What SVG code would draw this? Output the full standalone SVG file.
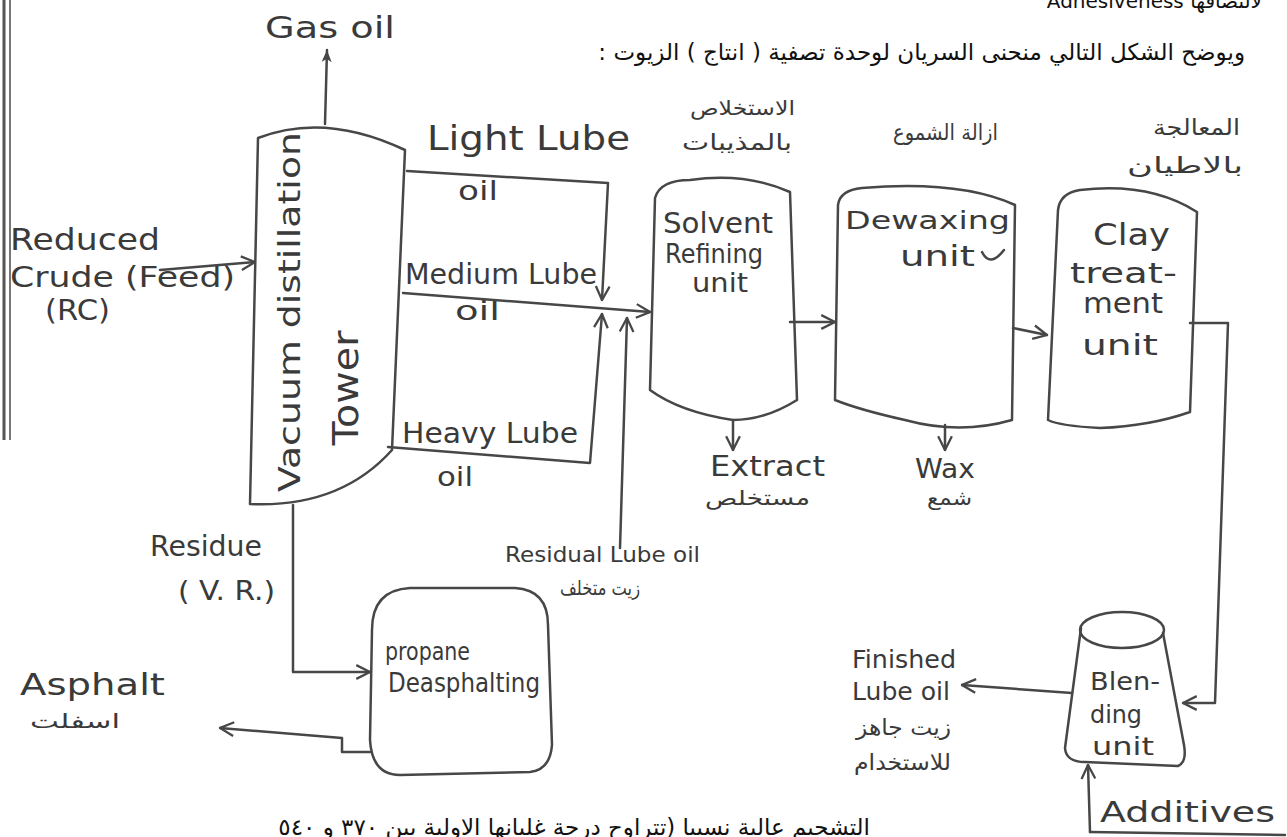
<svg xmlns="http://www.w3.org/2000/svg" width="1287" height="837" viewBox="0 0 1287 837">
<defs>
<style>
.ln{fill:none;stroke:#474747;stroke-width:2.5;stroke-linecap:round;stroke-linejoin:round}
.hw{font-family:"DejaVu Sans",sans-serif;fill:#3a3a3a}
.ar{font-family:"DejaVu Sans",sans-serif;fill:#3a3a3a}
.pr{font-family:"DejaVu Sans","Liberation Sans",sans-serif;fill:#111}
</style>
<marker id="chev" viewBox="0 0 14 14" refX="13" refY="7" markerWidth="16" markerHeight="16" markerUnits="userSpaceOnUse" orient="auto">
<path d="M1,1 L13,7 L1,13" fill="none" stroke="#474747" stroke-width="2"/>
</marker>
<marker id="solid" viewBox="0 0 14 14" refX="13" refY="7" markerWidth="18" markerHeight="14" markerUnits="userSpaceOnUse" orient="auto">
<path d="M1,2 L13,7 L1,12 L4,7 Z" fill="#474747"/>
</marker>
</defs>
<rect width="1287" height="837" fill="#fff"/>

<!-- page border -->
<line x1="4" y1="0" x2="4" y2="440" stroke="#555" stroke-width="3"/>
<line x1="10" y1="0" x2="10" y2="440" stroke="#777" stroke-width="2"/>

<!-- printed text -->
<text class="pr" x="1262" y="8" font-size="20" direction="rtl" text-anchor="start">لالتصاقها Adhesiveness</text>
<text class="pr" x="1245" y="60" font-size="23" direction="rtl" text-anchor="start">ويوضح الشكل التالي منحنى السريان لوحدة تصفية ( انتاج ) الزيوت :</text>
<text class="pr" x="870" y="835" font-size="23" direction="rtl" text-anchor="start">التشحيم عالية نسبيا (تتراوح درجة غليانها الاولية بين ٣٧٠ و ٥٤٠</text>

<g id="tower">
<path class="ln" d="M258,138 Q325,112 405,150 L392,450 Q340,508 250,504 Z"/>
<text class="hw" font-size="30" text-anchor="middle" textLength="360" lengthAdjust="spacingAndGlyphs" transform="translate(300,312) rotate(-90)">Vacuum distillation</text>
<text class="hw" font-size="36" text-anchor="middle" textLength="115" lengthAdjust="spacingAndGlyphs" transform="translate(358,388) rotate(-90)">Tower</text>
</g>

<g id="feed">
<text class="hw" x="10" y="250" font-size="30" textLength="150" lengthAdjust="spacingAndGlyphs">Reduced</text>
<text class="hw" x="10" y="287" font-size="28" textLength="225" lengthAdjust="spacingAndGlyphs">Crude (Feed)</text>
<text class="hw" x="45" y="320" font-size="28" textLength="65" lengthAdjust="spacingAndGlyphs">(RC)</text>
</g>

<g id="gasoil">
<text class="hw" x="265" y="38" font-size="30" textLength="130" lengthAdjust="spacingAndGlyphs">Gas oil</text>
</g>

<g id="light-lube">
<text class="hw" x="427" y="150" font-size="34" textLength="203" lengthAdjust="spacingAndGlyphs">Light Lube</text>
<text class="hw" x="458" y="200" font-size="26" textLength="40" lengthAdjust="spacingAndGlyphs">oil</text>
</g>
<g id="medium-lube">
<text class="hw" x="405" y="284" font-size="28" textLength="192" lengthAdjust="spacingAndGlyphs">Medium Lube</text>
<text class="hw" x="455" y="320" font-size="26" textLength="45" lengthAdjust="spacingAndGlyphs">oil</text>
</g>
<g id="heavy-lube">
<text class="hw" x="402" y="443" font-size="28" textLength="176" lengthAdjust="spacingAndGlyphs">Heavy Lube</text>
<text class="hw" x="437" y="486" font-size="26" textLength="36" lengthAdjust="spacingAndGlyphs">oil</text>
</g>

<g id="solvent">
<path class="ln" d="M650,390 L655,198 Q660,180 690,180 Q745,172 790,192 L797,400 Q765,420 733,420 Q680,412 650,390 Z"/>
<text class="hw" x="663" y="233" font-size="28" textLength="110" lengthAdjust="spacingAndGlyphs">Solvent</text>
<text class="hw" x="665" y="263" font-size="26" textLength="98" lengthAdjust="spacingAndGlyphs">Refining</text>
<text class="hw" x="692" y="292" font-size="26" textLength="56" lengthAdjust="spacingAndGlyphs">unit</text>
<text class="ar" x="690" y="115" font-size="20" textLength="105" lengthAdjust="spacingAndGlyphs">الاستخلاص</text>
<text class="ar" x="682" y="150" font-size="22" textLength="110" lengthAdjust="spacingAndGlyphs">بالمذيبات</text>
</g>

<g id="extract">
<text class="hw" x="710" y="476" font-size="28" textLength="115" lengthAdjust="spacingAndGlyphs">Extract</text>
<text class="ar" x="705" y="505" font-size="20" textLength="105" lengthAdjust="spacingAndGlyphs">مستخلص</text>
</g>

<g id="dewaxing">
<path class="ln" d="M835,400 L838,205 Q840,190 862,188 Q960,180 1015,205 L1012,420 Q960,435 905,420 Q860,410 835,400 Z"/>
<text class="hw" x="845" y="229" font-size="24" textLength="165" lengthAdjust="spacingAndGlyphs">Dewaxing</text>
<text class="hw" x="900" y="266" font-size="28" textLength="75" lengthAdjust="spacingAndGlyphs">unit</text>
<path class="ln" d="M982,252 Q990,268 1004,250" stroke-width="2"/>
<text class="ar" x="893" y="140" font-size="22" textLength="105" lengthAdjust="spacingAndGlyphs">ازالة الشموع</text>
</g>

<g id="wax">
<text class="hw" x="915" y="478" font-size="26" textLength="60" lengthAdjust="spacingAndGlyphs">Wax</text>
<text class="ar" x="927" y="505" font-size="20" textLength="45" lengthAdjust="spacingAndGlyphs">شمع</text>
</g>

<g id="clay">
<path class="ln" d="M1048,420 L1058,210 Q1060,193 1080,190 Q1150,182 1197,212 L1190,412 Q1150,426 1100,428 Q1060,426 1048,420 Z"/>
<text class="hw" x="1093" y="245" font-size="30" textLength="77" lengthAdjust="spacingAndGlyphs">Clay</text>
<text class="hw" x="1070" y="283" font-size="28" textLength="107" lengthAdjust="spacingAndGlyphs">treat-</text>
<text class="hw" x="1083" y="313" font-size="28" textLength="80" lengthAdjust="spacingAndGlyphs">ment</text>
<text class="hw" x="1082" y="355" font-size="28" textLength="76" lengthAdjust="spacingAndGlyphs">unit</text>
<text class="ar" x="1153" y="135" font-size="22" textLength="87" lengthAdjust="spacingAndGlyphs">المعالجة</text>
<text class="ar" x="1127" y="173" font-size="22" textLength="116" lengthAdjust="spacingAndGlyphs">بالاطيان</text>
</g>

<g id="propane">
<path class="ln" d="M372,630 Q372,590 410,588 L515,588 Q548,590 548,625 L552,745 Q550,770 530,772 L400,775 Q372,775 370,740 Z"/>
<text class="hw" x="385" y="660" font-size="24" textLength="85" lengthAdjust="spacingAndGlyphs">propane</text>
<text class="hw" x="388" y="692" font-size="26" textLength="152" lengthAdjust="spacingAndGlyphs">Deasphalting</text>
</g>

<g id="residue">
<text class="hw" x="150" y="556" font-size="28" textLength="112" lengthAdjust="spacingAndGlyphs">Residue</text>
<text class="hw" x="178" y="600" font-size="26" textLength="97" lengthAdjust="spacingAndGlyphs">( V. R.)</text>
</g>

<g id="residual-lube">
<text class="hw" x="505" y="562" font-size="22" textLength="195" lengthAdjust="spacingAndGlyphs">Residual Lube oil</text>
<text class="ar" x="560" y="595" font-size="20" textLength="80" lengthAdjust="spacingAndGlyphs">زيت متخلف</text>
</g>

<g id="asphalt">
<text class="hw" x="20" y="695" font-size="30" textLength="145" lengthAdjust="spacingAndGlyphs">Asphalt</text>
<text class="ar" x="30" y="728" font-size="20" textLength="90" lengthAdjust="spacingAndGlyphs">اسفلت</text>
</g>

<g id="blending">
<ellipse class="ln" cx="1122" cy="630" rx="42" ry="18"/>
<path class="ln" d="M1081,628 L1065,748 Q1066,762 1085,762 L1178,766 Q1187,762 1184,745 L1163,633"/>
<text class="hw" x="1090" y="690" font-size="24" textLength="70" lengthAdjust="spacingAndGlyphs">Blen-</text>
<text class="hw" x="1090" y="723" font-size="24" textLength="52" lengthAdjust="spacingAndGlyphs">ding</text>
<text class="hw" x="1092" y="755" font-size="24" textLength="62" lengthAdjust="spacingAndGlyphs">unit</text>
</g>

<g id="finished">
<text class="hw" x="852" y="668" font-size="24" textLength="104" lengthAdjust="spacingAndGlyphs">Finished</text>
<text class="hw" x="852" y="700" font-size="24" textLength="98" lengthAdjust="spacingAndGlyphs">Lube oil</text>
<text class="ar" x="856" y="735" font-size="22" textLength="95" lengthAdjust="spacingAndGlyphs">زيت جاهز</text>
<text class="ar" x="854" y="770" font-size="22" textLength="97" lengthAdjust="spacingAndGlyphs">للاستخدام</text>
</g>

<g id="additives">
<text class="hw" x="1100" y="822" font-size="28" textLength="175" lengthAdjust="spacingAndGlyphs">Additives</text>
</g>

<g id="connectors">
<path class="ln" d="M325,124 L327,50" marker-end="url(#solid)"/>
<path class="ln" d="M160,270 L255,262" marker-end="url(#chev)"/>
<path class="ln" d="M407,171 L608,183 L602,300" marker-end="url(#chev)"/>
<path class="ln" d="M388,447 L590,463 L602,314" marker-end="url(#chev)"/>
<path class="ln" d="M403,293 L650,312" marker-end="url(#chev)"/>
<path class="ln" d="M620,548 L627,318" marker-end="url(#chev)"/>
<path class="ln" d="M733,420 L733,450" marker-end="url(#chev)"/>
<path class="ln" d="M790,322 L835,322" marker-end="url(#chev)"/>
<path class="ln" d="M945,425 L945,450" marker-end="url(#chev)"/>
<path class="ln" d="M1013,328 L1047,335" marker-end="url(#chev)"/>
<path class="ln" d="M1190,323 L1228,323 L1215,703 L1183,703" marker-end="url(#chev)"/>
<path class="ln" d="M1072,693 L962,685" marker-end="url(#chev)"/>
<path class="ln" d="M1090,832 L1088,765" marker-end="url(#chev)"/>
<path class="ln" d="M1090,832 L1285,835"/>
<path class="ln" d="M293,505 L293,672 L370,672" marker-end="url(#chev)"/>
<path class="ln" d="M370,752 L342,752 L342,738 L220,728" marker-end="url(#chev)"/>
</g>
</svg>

◇ ◇ ◇

■ **DIRECTION**:
Every line from the start of the listing above through the line with "٣٧٠ و ٥٤٠</text>" should be repeated exactly; skip the pictures and add nothing else.

■ **ANSWER TO THE PROBLEM**:
What SVG code would draw this? Output the full standalone SVG file.
<svg xmlns="http://www.w3.org/2000/svg" width="1287" height="837" viewBox="0 0 1287 837">
<defs>
<style>
.ln{fill:none;stroke:#474747;stroke-width:2.5;stroke-linecap:round;stroke-linejoin:round}
.hw{font-family:"DejaVu Sans",sans-serif;fill:#3a3a3a}
.ar{font-family:"DejaVu Sans",sans-serif;fill:#3a3a3a}
.pr{font-family:"DejaVu Sans","Liberation Sans",sans-serif;fill:#111}
</style>
<marker id="chev" viewBox="0 0 14 14" refX="13" refY="7" markerWidth="16" markerHeight="16" markerUnits="userSpaceOnUse" orient="auto">
<path d="M1,1 L13,7 L1,13" fill="none" stroke="#474747" stroke-width="2"/>
</marker>
<marker id="solid" viewBox="0 0 14 14" refX="13" refY="7" markerWidth="18" markerHeight="14" markerUnits="userSpaceOnUse" orient="auto">
<path d="M1,2 L13,7 L1,12 L4,7 Z" fill="#474747"/>
</marker>
</defs>
<rect width="1287" height="837" fill="#fff"/>

<!-- page border -->
<line x1="4" y1="0" x2="4" y2="440" stroke="#555" stroke-width="3"/>
<line x1="10" y1="0" x2="10" y2="440" stroke="#777" stroke-width="2"/>

<!-- printed text -->
<text class="pr" x="1262" y="8" font-size="20" direction="rtl" text-anchor="start">لالتصاقها Adhesiveness</text>
<text class="pr" x="1245" y="60" font-size="23" direction="rtl" text-anchor="start">ويوضح الشكل التالي منحنى السريان لوحدة تصفية ( انتاج ) الزيوت :</text>
<text class="pr" x="870" y="835" font-size="23" direction="rtl" text-anchor="start">التشحيم عالية نسبيا (تتراوح درجة غليانها الاولية بين ٣٧٠ و ٥٤٠</text>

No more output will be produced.